Venerdì la Comunità di Sant'Egidio di Pavia ha festeggiato la fine del Ramadan con una ventina di richiedenti asilo ospitati nell'albergo Italia di Gropello. «Sono tutti molto giovani, alcuni appena maggiorenni, e provengono da Mali, Gambia e Nigeria - spiega Giorgio Musso, cofondatore del gruppo pavese -. In un appartamento sono ospitate due donne somale. Le loro giornate scorrono lente e vuote, nell'attesa di una telefonata che può decidere il loro destino».
«Quante energie sprecate per l'assenza di una proposta che metta a frutto queste giovani forze - dicono i
ragazzi, tutti universitari - Alcuni frequentano la biblioteca dove una maestra insegna loro un po' di italiano. Altri si tengono in forma con qualche esercizio in un campetto vicino. Ma la maggior parte non si sente a proprio agio fuori dall'albergo. Sono timidi, poco abituati ad avere contatti amichevoli con italiani del posto. Noi ci siamo seduti assieme attorno a un tavolo, a chiacchierare di calcio e cibo, ascoltare le loro storie e i loro sogni, raccontare delle nostre e delle loro famiglie. La conoscenza è l'unico antidoto alla paura». «Nemmeno nei miei migliori sogni - ha detto Ibrahim, che è in Italia da 5 anni e lavora come interprete alla Questura di Milano - avrei potuto pensare ad una festa così bella con degli italiani».

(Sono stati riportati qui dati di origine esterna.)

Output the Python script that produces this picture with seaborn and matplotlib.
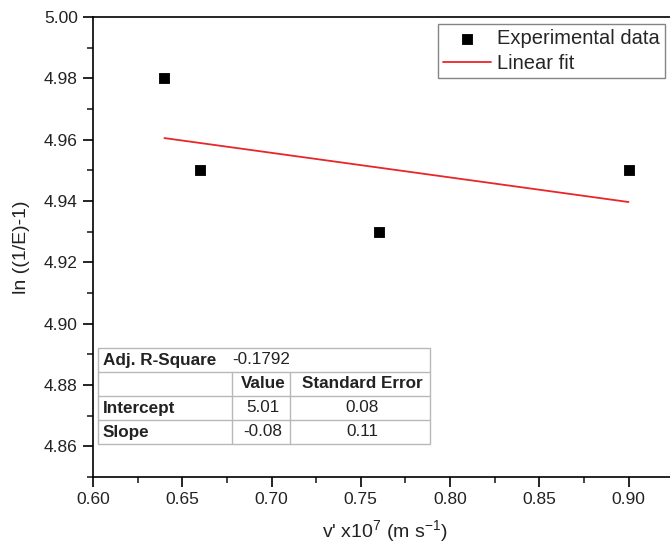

«Non sapete quanto sia importante per noi quel che avete fatto stasera», gli ha fatto eco Fall, ferito a un occhio e a una gamba dalle violenze subite nel corso del viaggio. «Vi aspettiamo», dicono. «I loro racconti parlano di vite normali sconvolte dalla guerra, ad esempio in Mali - racconta un altro studente - Oppure di giovani che non hanno visto un futuro davanti a sé, la possibilità di sposarsi, mettere su una casa, e allora hanno deciso per il grande viaggio. E non è quello che faremmo tutti, o quasi, se fossimo nati dall'altra parte del mare?».